To those who have discarded
supernatural religion, it may be a religion, or at all events
the foundation to build one on. For there is no comfort to
the healthy natural man in being told that the good he does
will not be interred with his bones, since he does not wish to
think, and in fact refuses to think, that his bones will ever
be interred. Joy in the "choir invisible" is to him a mere
poetic fancy, or at best a rarefied transcendentalism, which
fails to sustain him. If altruism, or the religion of
humanity, is a living vigorous plant, and as some believe
flourishes more with the progress of the centuries, it must,
like other "soul-growths," have a deeper, tougher woodier root
in our soil.
Chapter Eight: A Gold Day At Silchester
It is little to a man's profit to go far afield if his chief
pleasure be in wild life, his main object to get nearer to the
creatures, to grow day by day more intimate with them, and to
see each day some new thing.
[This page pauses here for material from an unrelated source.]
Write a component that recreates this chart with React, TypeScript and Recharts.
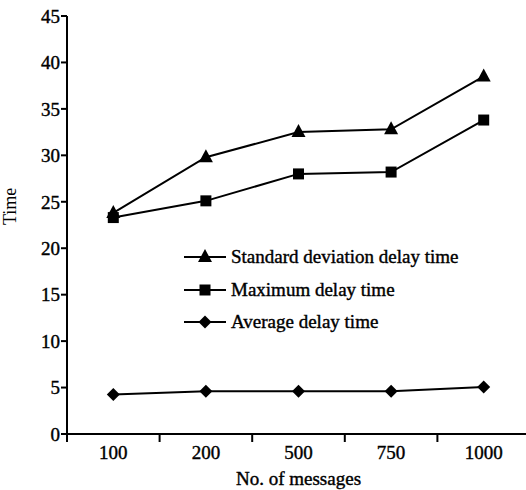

Yet the distance has the same
fascination for him as for another--the call is as sweet and
persistent in his ears. If he is on a green level country
with blue hills on the horizon, then, especially in the early
morning, is the call sweetest, most irresistible. Come away
--come away: this blue world has better things than any in
that green, too familiar place. The startling scream of the
jay--you have heard it a thousand times.